Since then, the coalition Government has announced a slew of austerity measures that have hit many consumers in the pocket, denting discretionary spending on big-ticket items like consumer electronics.

Best Buy and Carphone are not alone, of course.

Household-goods giant Home Retail has reported a plunge in sales at its Argos stores; Dixons and Kesa – which might sell Comet – have both had profit warnings this year. Even Tesco’s missed its sales targets.

But analysts are now questioning whether Carphone should stick to its knitting and concentrate on selling mobile phones and tablet devices, and stay away from selling TVs, fridges and washing machines.

You can see why, when you look at the results for the rest of Carphone’s business.

Volumes down
Carphone Warehouse Europe raised its earnings before interest and tax by 18 per cent, to £135 million, as the percentage of smartphones sold soared to 80-90 per cent of handset sales.

Carphone’s share of Best Buy Mobile US’s profits doubled to £98 million and Virgin Mobile France, in which Carphone owns a 47.5 per cent stake, turned a loss of £22 million last year into a tidy £21 million profit.

But it was not all rosy.

Carphone warned that it expects connections in the European business to fall between zero and five per cent, reflecting potential weakness in the prepay market and the fact that many companies moved to 24-month contracts in mid-2009, which means there will be less churn than normal.

“The switch will dampen post-pay volumes, particularly in the first half of the [financial] year,” said Carphone.

The better news was that it expects to offset that with, in part, the additional sales generated through its ‘Wireless World’ format stores.

Announced around the same time as the big-box stores, this format is beginning to look like a much savvier and safer bet, as it only involves a relatively cheap upgrade of existing stores.

Carphone said it would accelerate the roll-out of its Wireless World format from 106 to 400 stores by the end of the current financial year, rebranding existing Carphone Warehouse phone shops to sell all mobile electrical devices.
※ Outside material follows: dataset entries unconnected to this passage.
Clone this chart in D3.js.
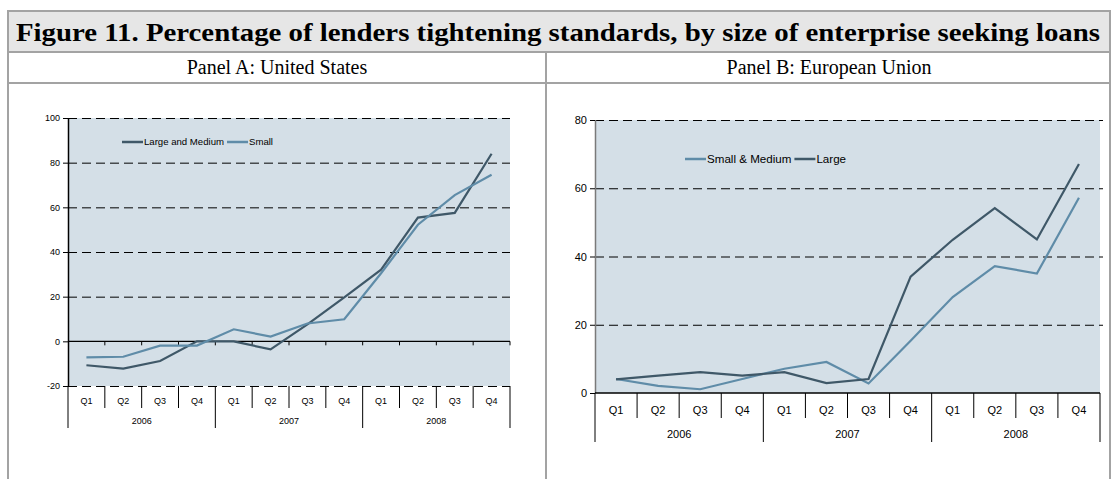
<!DOCTYPE html>
<html><head><meta charset="utf-8">
<script src="https://cdn.jsdelivr.net/npm/d3@7"></script>
<style>body{margin:0;background:#fff}svg{display:block}</style>
</head><body>
<svg id="c" width="1115" height="479"></svg>
<script>
// ---- data ----
const years = ["2006", "2007", "2008"];
const quarters = ["Q1", "Q2", "Q3", "Q4"];
const usLargeMedium = [-10.7, -12.2, -8.8, 0, 0, -3.6, 7.6, 19.7, 32.1, 55.4, 57.5, 84];
const usSmall = [-7.2, -6.9, -1.9, -1.9, 5.4, 2.1, 8, 9.9, 30.5, 52.2, 65.5, 74.6];
const euSmallMedium = [4.1, 2.1, 1.1, 4.1, 7.1, 9.1, 2.8, 15.3, 28.1, 37.2, 35, 57.2];
const euLarge = [4, 5.1, 6.1, 5.1, 6.1, 2.9, 4.1, 34.1, 44.9, 54.2, 45, 67.1];
const usTicks = [-20, 0, 20, 40, 60, 80, 100];
const euTicks = [0, 20, 40, 60, 80];

const DARK = "#3f5868", LIGHT = "#5f8ca8", BG = "#d4dfe7";
const svg = d3.select("#c");
const keys = [];
years.forEach(y => quarters.forEach(q => keys.push(y + "-" + q)));

// ---- table frame ----
const BORDER = "#a3a3a3";
svg.append("rect").attr("x", 8).attr("y", 11).attr("width", 1102).attr("height", 41).attr("fill", "#e6e6e6");
svg.append("rect").attr("x", 8).attr("y", 11).attr("width", 1102).attr("height", 480)
  .attr("fill", "none").attr("stroke", BORDER).attr("stroke-width", 2);
svg.append("line").attr("x1", 8).attr("x2", 1110).attr("y1", 52).attr("y2", 52).attr("stroke", BORDER).attr("stroke-width", 2);
svg.append("line").attr("x1", 8).attr("x2", 1110).attr("y1", 83).attr("y2", 83).attr("stroke", BORDER).attr("stroke-width", 2);
svg.append("line").attr("x1", 546).attr("x2", 546).attr("y1", 52).attr("y2", 479).attr("stroke", BORDER).attr("stroke-width", 2);

svg.append("text").attr("x", 558).attr("y", 41).attr("text-anchor", "middle")
  .attr("font-family", "Liberation Serif").attr("font-weight", "bold").attr("font-size", 26)
  .attr("textLength", 1084).attr("lengthAdjust", "spacingAndGlyphs")
  .text("Figure 11. Percentage of lenders tightening standards, by size of enterprise seeking loans");
svg.append("text").attr("x", 277).attr("y", 74).attr("text-anchor", "middle")
  .attr("font-family", "Liberation Serif").attr("font-size", 20).text("Panel A: United States");
svg.append("text").attr("x", 829).attr("y", 74).attr("text-anchor", "middle")
  .attr("font-family", "Liberation Serif").attr("font-size", 20).text("Panel B: European Union");

function panel(cfg) {
  const g = svg.append("g");
  const x = d3.scaleBand().domain(keys).range([cfg.x0, cfg.x1]).paddingInner(0).paddingOuter(0);
  const y = d3.scaleLinear().domain(cfg.domain).range([cfg.yb, cfg.yt]);
  const catY = y(cfg.domain[0]);
  const fs = cfg.fontSize;
  // background
  g.append("rect").attr("x", cfg.x0).attr("y", y(cfg.domain[1])).attr("width", cfg.x1 - cfg.x0)
    .attr("height", y(cfg.domain[0]) - y(cfg.domain[1])).attr("fill", BG);
  // grid
  const grid = g.append("g").attr("transform", `translate(${cfg.x0},0)`)
    .call(d3.axisLeft(y).tickValues(cfg.ticks.filter(t => t !== 0)).tickSize(-(cfg.x1 - cfg.x0 + cfg.gridExtra)).tickFormat(""));
  grid.select(".domain").remove();
  grid.selectAll("line").attr("stroke", "#000").attr("stroke-dasharray", "9,5").attr("stroke-width", 1);
  // y axis
  const ya = g.append("g").attr("transform", `translate(${cfg.x0},0)`)
    .call(d3.axisLeft(y).tickValues(cfg.ticks).tickSize(5).tickPadding(3).tickFormat(d => String(d)));
  ya.select(".domain").attr("stroke", cfg.yAxisColor).attr("stroke-width", 1.5).attr("d", `M0.5,${y(cfg.domain[0])}V${y(cfg.domain[1])}`);
  ya.selectAll(".tick line").attr("stroke", "#000");
  ya.selectAll("text").attr("font-family", "Liberation Sans").attr("font-size", fs).attr("fill", "#000");
  // zero line (category axis crossing)
  g.append("line").attr("x1", cfg.x0).attr("x2", cfg.x1).attr("y1", y(0)).attr("y2", y(0))
    .attr("stroke", "#000").attr("stroke-width", 1.3);
  if (cfg.domain[0] < 0) {
    g.selectAll(".zt").data(keys.slice(1).concat(["end"])).join("line")
      .attr("x1", d => d === "end" ? cfg.x1 : x(d)).attr("x2", d => d === "end" ? cfg.x1 : x(d))
      .attr("y1", y(0)).attr("y2", y(0) + 4).attr("stroke", "#000");
  }
  // category axis lines
  const bounds = keys.map((k, i) => ({ xv: x(k), major: i % 4 === 0 }));
  bounds.push({ xv: cfg.x1, major: true });
  g.selectAll(".cb").data(bounds).join("line")
    .attr("x1", d => d.xv).attr("x2", d => d.xv)
    .attr("y1", catY).attr("y2", d => catY + (d.major ? cfg.longTick : cfg.shortTick))
    .attr("stroke", "#000").attr("stroke-width", 1);
  g.selectAll(".ql").data(keys).join("text")
    .attr("x", d => x(d) + x.bandwidth() / 2).attr("y", catY + cfg.qOff).attr("text-anchor", "middle")
    .attr("font-family", "Liberation Sans").attr("font-size", fs).text(d => d.split("-")[1]);
  g.selectAll(".yl").data(years).join("text")
    .attr("x", d => x(d + "-Q1") + 2 * x.bandwidth()).attr("y", catY + cfg.yOff).attr("text-anchor", "middle")
    .attr("font-family", "Liberation Sans").attr("font-size", fs).text(d => d);
  // lines
  const line = d3.line().x((d, i) => x(keys[i]) + x.bandwidth() / 2).y(d => y(d));
  cfg.series.forEach(s => {
    g.append("path").datum(s.values).attr("d", line).attr("fill", "none")
      .attr("stroke", s.color).attr("stroke-width", 2.2).attr("stroke-linejoin", "miter");
  });
  // legend
  let lx = cfg.legX;
  cfg.series.slice().sort((a, b) => a.legOrder - b.legOrder).forEach(s => {
    g.append("line").attr("x1", lx).attr("x2", lx + 21).attr("y1", cfg.legY).attr("y2", cfg.legY)
      .attr("stroke", s.color).attr("stroke-width", 2.5);
    const t = g.append("text").attr("x", lx + 22).attr("y", cfg.legY + cfg.legFont * 0.36)
      .attr("font-family", "Liberation Sans").attr("font-size", cfg.legFont).text(s.name);
    lx += 22 + t.node().getComputedTextLength() + 3;
  });
}

panel({
  x0: 68, x1: 510, yt: 118, yb: 386, domain: [-20, 100], ticks: usTicks, gridExtra: 0,
  yAxisColor: "#000", shortTick: 22, longTick: 42, qOff: 18, yOff: 38, fontSize: 9,
  legX: 122, legY: 142, legFont: 9.6,
  series: [
    { name: "Large and Medium", values: usLargeMedium, color: DARK, legOrder: 0 },
    { name: "Small", values: usSmall, color: LIGHT, legOrder: 1 }
  ]
});
panel({
  x0: 595, x1: 1100, yt: 120, yb: 393, domain: [0, 80], ticks: euTicks, gridExtra: 3,
  yAxisColor: "#7a7a7a", shortTick: 25, longTick: 49, qOff: 21, yOff: 45, fontSize: 11,
  legX: 685, legY: 159, legFont: 11.6,
  series: [
    { name: "Small & Medium", values: euSmallMedium, color: LIGHT, legOrder: 0 },
    { name: "Large", values: euLarge, color: DARK, legOrder: 1 }
  ]
});
</script>
</body></html>
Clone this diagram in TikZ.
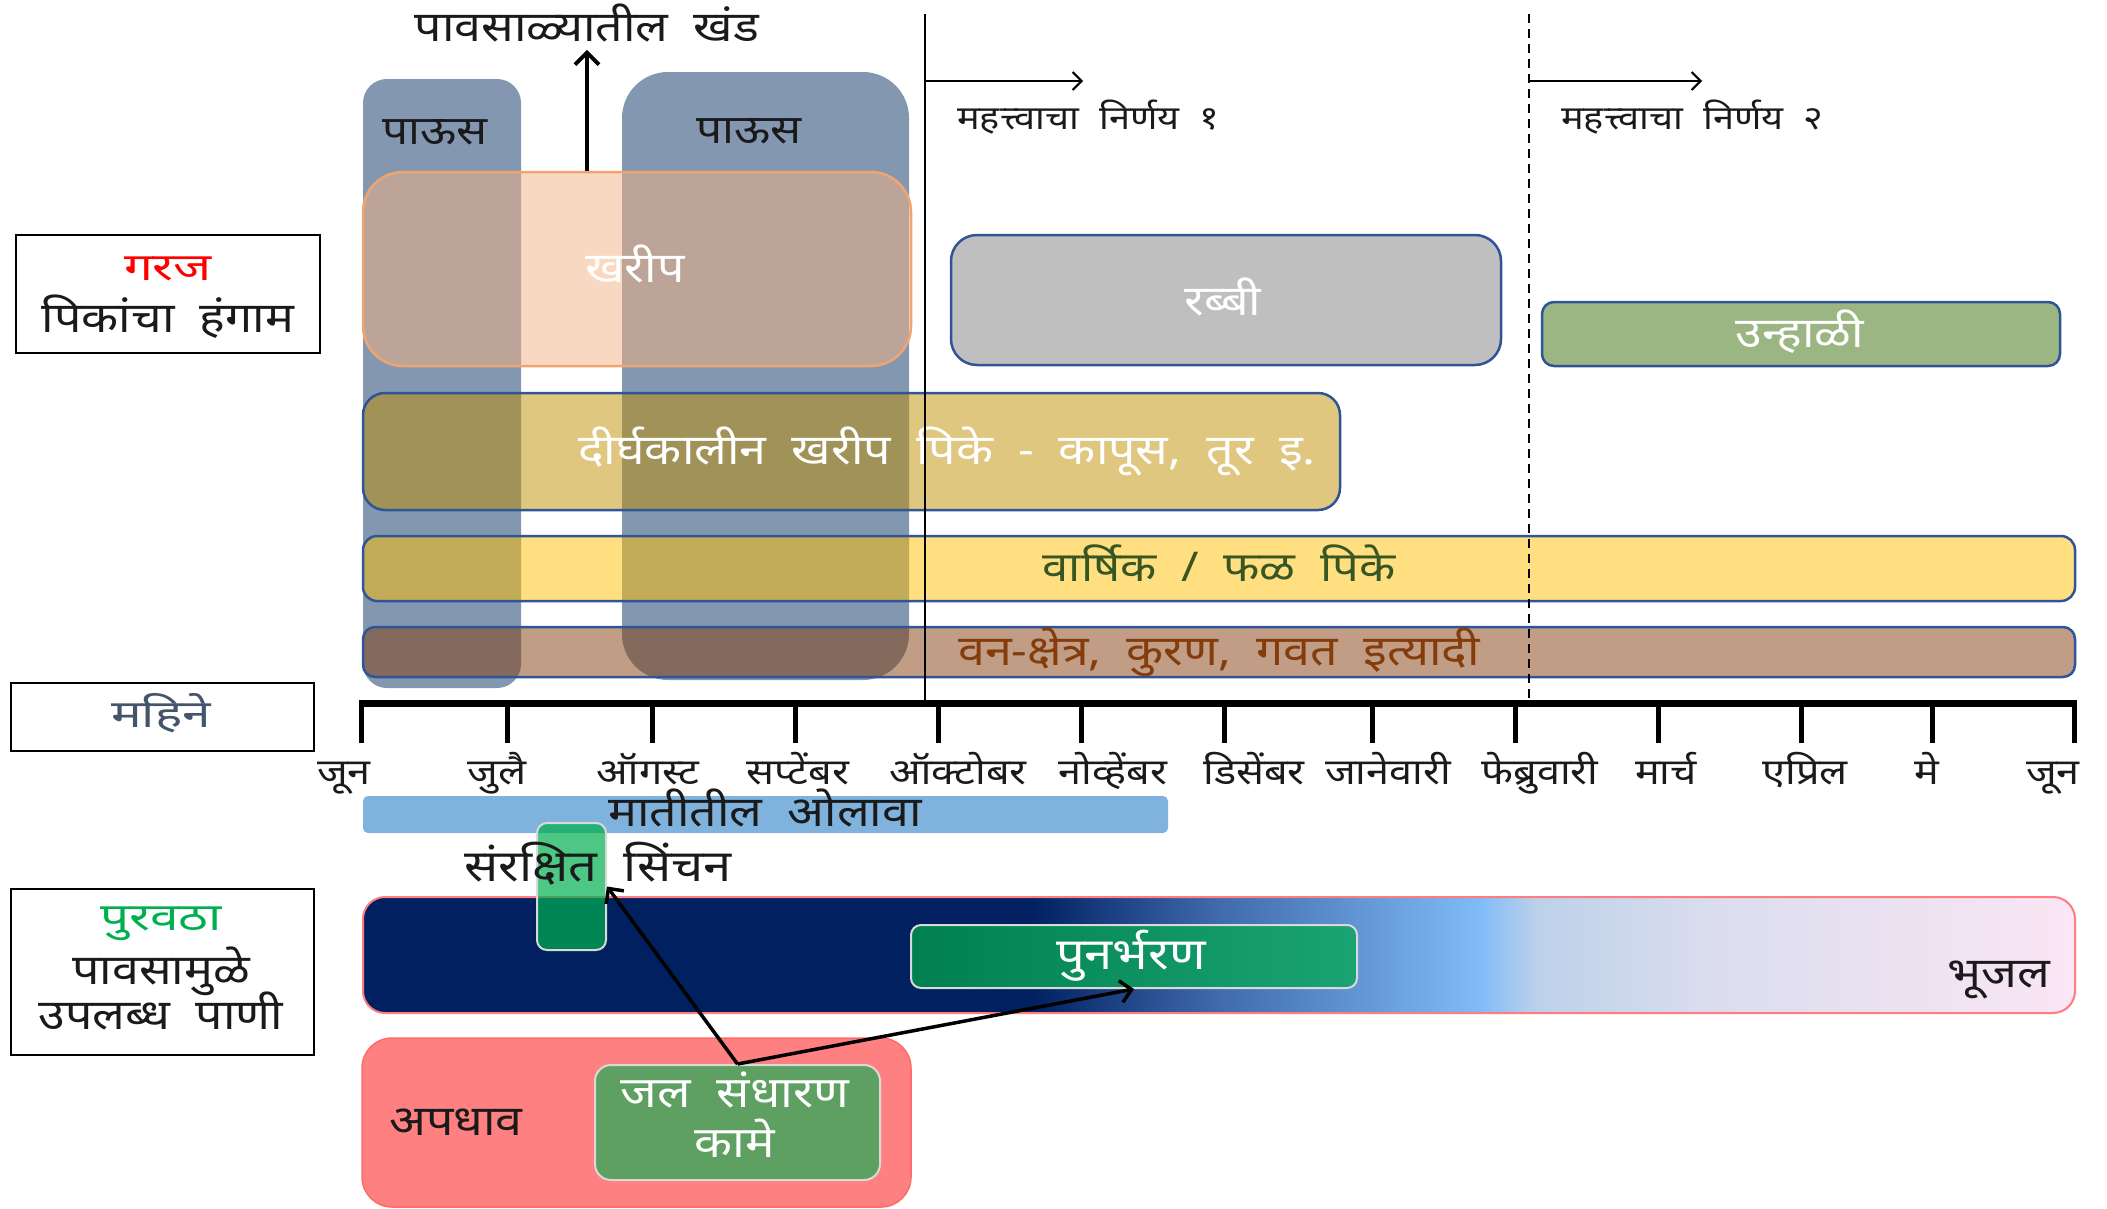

Taylor said Carphone is getting a 20 per cent margin uplift on the converted stores, and he expected to lift profits by selling punters smartphones and tablets at the same time on 24-month contracts.

The result is that he expects European net profits to be £135 million to £150 million this financial year, versus £135 million for the last financial year, which is a result many retailers would kill for in this environment.

Shares in Carphone, which have more than doubled over the last year, were trading above 400p on the day of the announcement.

Spectrum trouble
Meanwhile, trouble is brewing between the mobile networks and the Government, which has warned the industry not to start legal action that would delay the auction of 4G mobile spectrum.

O2 claims that Ofcom’s proposed structure for the auction means Everything Everywhere and Three could end up paying £1 billion less for sub-1GHz spectrum than they would otherwise need to.

But the Government has reacted by saying it’s important that the spectrum, which it plans to auction next year, is released “as soon as possible”.

The UK is trailing the US and Japan, where many folks are already enjoying the benefits of 4G, which can theoretically offer peak download speeds
of 100Mbs.

But one could argue that it’s actually in the interests of the UK network operators to delay the auction, so they can carry on maximising returns from the huge investment they made in 3G at the turn of the millennium.

Patent peace
Finally, Nokia has had a rare piece of good news, by announcing that Apple will pay to use the Finnish phone giant’s technologies, in a move that signals the end of years of patent litigation between the two deadly rivals.

Nokia chief executive Stephen Elop has also dismissed as “baseless” rumours that electronics behemoth Samsung is bidding for the company.


  1. I dont know if the high street can take another player on the scene. I know it's about offereing choice but if your not offering something drastically different from the rest and offering considerable savings and i cant see that happening.